Work to complete
Go through the listing and pick out each line with the word "page" in it.

★ ★ ★ ★ ★

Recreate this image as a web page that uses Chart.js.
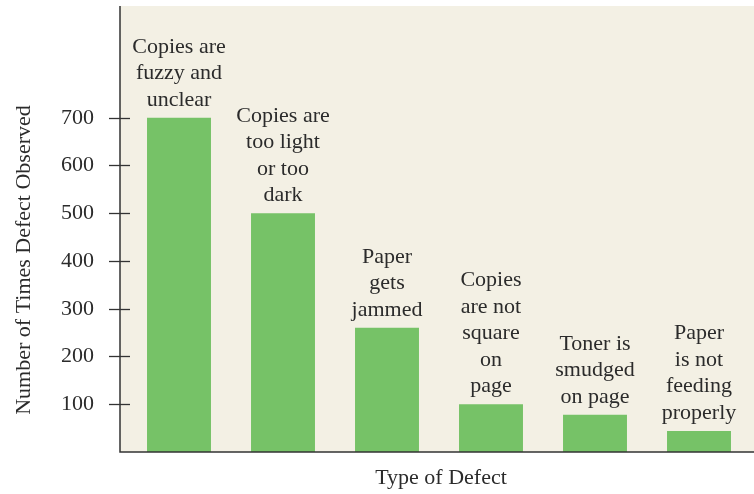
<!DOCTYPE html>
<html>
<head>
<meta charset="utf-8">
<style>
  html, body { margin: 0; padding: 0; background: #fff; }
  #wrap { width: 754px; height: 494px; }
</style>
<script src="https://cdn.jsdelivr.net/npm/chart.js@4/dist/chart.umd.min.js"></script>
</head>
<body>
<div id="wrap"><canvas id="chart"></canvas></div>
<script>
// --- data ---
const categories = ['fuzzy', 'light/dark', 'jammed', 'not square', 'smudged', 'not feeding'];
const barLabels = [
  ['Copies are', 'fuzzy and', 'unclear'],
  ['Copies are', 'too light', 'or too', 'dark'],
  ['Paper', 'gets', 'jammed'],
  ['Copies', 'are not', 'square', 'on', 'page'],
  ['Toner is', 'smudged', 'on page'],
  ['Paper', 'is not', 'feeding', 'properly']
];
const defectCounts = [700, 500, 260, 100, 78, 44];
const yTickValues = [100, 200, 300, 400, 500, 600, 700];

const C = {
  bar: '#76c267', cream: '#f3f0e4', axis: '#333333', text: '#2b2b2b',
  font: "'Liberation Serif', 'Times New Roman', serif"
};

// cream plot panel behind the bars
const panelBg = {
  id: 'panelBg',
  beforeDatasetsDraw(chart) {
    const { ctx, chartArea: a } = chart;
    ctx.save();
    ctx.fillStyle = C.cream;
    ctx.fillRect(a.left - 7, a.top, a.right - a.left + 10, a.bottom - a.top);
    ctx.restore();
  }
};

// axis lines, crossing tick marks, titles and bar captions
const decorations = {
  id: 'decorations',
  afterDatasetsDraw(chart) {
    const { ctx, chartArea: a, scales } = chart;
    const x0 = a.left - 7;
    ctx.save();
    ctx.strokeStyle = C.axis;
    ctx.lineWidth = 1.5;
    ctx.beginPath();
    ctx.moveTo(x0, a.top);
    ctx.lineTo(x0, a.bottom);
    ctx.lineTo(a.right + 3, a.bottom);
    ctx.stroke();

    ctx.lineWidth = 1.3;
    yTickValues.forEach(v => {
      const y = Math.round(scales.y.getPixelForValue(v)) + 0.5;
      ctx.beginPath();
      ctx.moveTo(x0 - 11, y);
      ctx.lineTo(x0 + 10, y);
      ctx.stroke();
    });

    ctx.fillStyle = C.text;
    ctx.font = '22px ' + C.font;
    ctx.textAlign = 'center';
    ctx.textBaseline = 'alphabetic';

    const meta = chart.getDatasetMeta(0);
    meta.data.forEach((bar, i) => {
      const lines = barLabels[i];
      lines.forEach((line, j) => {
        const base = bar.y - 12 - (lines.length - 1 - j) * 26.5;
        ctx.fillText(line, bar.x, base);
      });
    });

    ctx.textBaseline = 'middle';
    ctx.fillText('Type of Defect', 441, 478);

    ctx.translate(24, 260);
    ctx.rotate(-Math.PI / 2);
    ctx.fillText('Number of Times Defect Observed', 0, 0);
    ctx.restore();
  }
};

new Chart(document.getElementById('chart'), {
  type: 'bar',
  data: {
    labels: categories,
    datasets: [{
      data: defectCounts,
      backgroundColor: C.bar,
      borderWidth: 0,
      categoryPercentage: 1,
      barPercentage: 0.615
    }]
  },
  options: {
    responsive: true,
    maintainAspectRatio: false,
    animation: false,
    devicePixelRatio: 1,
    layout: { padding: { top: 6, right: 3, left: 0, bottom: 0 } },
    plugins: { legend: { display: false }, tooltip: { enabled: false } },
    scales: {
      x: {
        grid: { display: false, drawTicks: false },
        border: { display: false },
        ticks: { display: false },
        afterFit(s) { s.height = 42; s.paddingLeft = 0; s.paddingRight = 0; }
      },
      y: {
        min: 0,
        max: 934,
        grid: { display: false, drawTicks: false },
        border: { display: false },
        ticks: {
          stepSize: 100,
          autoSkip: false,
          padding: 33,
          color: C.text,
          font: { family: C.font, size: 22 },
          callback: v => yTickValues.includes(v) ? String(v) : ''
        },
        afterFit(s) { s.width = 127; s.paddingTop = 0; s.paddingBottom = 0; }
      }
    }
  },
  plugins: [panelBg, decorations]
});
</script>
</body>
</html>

★ ★ ★ ★ ★

Final result
Recreate this image as a web page that uses Chart.js.
  ['Copies', 'are not', 'square', 'on', 'page'],
  ['Toner is', 'smudged', 'on page'],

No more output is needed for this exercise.